Southeast Asia ride-hailing service Grab says open to more acquisitions

Singapore-headquartered Grab is open to further acquisitions after buying an Indonesian online payments startup, one of the co-founders of the Southeast Asia-focused ride hailing service said.

Grab, which competes aggressively with US-based Uber Technologies Inc in the region, sees its future in mobile payments as much as in transport, and acquired Indonesia's Kudo last month.

The company did not say how much it paid, but Reuters had earlier reported that it had expected to pay US$100 million (S$140 million).

"We're always on the lookout, whether it's for public partners, private partners, inorganic partnership and growth or organic growth," Hoo Ling Tan, told Reuters in Phnom Penh on Thursday.

"Anything that will get us to the dominant position of the number one mobile wallet payments system in Southeast Asia."

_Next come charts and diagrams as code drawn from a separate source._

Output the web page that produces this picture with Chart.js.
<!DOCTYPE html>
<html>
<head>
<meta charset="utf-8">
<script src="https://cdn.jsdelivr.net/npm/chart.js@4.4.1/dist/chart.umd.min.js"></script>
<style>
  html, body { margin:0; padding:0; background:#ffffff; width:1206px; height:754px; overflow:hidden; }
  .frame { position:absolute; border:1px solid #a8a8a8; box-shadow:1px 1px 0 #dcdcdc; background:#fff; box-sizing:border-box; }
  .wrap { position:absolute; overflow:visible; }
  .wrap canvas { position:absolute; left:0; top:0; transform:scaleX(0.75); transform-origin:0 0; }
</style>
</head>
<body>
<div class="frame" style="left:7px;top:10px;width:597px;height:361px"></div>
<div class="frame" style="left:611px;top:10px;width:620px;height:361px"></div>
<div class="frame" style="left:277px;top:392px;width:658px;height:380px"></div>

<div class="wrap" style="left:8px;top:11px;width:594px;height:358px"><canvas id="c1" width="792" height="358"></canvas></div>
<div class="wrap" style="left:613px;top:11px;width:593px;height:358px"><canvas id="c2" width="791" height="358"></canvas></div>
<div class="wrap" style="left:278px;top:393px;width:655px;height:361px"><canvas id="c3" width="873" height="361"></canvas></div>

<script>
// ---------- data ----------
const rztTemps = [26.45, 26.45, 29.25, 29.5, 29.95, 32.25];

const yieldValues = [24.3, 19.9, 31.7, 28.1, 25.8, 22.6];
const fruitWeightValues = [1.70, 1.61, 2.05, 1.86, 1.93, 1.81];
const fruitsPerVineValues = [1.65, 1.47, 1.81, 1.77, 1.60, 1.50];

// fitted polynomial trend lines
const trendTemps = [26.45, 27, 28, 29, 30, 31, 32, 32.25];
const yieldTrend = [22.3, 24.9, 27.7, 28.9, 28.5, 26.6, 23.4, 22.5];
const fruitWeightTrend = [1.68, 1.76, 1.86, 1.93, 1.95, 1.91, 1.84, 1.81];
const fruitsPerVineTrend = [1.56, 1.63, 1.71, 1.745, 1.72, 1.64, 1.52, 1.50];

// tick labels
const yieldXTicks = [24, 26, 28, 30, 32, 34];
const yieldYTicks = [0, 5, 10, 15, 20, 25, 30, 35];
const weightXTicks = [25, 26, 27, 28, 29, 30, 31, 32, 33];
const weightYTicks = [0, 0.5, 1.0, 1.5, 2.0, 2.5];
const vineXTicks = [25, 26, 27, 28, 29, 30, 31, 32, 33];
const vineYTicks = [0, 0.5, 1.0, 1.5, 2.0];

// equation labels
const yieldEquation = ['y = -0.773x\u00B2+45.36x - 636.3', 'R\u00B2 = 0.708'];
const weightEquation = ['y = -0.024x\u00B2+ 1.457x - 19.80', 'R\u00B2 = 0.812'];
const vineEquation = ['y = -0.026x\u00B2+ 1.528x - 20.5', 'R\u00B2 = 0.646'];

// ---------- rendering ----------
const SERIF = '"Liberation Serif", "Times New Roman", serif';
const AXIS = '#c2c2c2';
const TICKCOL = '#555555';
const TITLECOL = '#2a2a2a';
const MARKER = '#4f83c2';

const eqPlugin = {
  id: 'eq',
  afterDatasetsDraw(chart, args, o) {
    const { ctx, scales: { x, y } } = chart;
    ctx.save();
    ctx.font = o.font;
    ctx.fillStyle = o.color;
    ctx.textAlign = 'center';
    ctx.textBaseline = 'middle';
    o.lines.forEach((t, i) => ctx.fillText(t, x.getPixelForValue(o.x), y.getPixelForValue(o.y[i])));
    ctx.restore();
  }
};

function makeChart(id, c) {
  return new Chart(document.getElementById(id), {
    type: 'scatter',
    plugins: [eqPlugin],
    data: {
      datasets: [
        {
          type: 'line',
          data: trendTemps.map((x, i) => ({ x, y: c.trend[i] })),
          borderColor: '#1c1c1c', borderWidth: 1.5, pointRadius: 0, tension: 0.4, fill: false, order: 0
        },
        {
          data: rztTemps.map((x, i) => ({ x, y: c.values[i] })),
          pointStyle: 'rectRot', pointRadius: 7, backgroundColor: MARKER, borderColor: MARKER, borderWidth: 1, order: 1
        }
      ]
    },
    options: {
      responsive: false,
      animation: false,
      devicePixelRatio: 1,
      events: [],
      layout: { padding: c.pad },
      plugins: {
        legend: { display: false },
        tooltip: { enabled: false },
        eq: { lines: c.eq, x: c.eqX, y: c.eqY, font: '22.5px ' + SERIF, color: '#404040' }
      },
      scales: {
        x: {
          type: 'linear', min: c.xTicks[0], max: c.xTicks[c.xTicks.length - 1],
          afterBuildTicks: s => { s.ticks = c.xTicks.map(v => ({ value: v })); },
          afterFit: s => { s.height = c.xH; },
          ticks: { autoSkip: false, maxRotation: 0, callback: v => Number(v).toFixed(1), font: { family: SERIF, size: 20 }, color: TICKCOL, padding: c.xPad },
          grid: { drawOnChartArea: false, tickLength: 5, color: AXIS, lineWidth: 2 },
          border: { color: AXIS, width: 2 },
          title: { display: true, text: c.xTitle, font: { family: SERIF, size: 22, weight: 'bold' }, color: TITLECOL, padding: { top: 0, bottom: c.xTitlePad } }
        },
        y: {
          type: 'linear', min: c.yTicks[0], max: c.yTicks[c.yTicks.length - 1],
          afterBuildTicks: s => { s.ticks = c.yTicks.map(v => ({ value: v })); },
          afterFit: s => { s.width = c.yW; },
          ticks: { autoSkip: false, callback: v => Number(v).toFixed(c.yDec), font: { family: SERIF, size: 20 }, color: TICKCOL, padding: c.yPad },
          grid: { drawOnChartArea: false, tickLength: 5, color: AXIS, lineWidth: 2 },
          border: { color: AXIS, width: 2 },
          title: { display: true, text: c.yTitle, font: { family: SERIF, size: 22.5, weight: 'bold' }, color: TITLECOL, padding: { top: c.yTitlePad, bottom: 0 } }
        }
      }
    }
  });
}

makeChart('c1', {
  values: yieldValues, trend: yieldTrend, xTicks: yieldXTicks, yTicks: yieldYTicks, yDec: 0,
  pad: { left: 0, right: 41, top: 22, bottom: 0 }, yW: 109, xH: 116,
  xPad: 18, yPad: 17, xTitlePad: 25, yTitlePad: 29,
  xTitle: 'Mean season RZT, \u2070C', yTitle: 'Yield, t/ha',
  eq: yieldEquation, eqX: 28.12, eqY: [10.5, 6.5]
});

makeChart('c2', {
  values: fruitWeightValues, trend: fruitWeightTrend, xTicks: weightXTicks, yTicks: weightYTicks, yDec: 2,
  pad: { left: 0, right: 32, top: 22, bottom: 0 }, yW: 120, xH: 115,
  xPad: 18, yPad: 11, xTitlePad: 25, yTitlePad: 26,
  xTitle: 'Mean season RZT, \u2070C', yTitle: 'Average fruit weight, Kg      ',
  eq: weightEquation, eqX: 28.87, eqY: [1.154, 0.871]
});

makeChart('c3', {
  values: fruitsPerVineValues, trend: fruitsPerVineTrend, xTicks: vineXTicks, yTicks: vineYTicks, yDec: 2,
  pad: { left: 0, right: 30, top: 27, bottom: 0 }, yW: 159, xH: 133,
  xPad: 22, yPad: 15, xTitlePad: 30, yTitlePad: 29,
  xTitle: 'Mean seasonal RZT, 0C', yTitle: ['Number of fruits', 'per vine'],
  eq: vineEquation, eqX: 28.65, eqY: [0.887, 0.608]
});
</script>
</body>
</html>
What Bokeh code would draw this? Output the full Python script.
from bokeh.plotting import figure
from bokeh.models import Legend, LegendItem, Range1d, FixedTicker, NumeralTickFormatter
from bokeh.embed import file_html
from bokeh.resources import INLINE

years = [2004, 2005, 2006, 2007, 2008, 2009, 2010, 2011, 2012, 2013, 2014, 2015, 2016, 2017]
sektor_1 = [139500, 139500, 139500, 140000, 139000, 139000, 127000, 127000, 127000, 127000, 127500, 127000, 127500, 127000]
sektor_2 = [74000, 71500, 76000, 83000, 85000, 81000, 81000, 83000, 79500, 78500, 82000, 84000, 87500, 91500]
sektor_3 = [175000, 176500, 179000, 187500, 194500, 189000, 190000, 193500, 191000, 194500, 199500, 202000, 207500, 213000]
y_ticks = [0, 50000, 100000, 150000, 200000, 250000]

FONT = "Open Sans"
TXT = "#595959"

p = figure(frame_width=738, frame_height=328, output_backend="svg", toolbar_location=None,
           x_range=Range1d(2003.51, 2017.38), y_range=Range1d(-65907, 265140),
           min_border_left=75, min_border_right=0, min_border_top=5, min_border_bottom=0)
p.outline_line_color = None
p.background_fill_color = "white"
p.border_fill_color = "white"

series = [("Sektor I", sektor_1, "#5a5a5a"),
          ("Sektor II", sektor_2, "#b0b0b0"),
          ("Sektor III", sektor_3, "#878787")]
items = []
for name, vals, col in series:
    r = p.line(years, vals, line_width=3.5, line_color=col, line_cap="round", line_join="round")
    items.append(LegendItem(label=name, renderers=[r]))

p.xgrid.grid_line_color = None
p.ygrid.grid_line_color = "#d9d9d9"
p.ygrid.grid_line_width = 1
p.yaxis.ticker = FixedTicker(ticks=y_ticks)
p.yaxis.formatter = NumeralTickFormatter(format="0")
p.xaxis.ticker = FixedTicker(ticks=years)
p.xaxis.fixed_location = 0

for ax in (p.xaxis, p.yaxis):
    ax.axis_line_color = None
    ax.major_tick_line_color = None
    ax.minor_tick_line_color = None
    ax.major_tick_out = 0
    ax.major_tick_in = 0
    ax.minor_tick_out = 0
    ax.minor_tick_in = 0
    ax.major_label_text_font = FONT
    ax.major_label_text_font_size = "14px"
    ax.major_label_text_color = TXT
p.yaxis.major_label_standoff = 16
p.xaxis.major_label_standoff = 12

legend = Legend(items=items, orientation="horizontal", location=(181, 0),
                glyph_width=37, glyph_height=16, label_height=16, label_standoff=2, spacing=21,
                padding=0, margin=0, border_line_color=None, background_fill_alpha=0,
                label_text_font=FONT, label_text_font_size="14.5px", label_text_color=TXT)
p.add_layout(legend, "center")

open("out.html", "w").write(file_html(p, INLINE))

The number of users of its GrabPay service had doubled over the past eight weeks, Tan said, without giving actual numbers. She saw the market size for payments in Southeast Asia as US$500 billion a year, compared to US$25 billion for transport.

That made it just as important for Grab as transport said Tan, who co-founded Grab with fellow Harvard Business School graduate Anthony Tan five years ago.

Grab did not immediately need to seek funds immediately for expansion, Tan said, adding that the company had raised US$1.45 billion to date. "We still have a lot of it left," she said.

Last month, Singapore's Straits Times reported that public transport operator SMRT Corp was in talks to sell Grab its taxi business, which according to its website has a fleet of more than 3,500 cars. 

Tan called the report speculation, but added that Grab was"constantly on the lookout for good partners".

Grab's app allows users to summon taxis, private cars and motorbikes.

Over the last six months, the number of daily rides on Grab had more than doubled to 2.3 million rides a day, Tan said. It has no plans for expansion beyond Southeast Asia.